Mathilde Visser, by Kees Verwey

Charlotte van Pallandt, by Kees Verwey

Location

Hal

Duration

± 30 minutes

Duration

± 30 minutes

The Haarlem painter Kees Verwey (1900-1995) is regarded as one of the best portraitists of the 20th century. He was able to catch the character of his sitter like no other. Verwey did hundreds of portraits in the course of his long life.

Ten years after his death, in 2005 a selection of 35 portraits of women from his hand was made. They include portraits of his mother, his wife Jeanne, of women in his acquaintance, of random women who intrigued him, and portraits that he did on commission.

The paintings and watercolours come from the collections of the Kees Verwey Foundation and the Frans Hals Museum.

The most beautiful portraits are those of the two women who Kees Verwey really loved, who were dearest to him. These were his mother and his wife Jeanne. In addition there are striking, sometimes remarkable likenesses of women for whom Verwey cherished a combination of admiration and affection. The emotional relation between the artist and his subjects speaks from the portraits of well-known women such as the sculptress Charlotte van Pallandt, the art historian Mathilde Visser and the painter Coba Ritsema.

 

Mathilde Visser, by Kees Verwey

Kees Verwey grew up in a cultural and intellectual milieu. Through his two famous uncles, the poet Albert Verwey and the architect H.P. Berlage, while still quite young he became acquainted with the Tachtigers, artists whose careers had risen to prominence in the 1880s..

The work of the painters who adored light and atmosphere made a deep impression: Hendrik Breitner, Floris Verster, Willem Witsen and also Isaac Israëls and Jacobus van Looy. This impression, and the deep admiration for the Haarlem painter Henri Fréderic Boot, from whom he received the first lessons in observation in 1923, formed the basis for Kees Verwey’s painting.

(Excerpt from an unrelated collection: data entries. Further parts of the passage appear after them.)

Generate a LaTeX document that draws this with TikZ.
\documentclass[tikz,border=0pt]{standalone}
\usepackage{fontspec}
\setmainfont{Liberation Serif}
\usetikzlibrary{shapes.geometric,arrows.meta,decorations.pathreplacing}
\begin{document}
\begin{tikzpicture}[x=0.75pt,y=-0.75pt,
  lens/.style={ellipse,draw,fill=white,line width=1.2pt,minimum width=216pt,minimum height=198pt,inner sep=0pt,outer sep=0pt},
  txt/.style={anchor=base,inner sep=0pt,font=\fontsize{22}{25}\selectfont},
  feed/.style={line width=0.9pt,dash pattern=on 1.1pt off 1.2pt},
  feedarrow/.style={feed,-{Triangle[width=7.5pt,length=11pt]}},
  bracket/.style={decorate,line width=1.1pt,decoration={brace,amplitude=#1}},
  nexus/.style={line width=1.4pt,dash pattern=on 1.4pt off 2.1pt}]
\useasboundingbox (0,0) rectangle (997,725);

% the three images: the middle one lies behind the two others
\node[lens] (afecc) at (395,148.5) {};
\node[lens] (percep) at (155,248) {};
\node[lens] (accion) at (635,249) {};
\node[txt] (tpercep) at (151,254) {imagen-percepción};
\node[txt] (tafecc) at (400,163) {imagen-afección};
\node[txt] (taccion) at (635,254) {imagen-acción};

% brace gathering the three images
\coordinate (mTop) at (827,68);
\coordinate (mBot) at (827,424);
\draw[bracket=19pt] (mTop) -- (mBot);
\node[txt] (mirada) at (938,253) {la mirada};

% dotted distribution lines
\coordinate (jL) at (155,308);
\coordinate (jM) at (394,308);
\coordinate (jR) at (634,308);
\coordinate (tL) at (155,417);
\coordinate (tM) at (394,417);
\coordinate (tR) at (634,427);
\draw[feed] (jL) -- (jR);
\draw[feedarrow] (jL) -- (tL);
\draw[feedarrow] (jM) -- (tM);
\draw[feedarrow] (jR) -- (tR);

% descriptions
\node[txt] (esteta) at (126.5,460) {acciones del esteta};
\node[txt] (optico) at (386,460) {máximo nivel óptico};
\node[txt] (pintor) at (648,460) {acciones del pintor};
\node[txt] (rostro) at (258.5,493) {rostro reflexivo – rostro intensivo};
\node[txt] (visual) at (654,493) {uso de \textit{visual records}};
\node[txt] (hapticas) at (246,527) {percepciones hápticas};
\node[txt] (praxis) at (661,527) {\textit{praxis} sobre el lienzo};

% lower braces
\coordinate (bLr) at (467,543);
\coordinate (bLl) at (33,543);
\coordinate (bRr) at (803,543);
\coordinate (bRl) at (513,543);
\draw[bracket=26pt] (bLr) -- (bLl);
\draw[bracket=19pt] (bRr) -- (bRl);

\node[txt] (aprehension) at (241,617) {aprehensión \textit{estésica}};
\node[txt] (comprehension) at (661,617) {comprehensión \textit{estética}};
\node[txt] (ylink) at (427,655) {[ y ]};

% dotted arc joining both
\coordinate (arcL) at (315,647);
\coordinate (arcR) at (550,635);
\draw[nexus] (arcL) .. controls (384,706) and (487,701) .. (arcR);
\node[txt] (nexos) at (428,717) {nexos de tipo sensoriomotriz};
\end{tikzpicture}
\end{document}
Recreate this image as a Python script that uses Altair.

As a ‘late artist of the 1880s’ Kees Verwey briefly experimented with some of the side paths of modernism, even in his portraits. But each time he returned to his roots, which lay in the Dutch tradition. Verwey adored light, was devoted to rendering the visible form of things, and was true to life in his portraits. His whole life long he sharpened his eye to penetrate things and people. ‘The eye is an instrument that becomes ever sharper, the more it progresses with seeing.’ Through his manner of looking, and the conversations that took place during the sittings, a relation arose between the painter and his subject. ‘A good portrait is a joint effort’ was Kees Verwey’s thesis.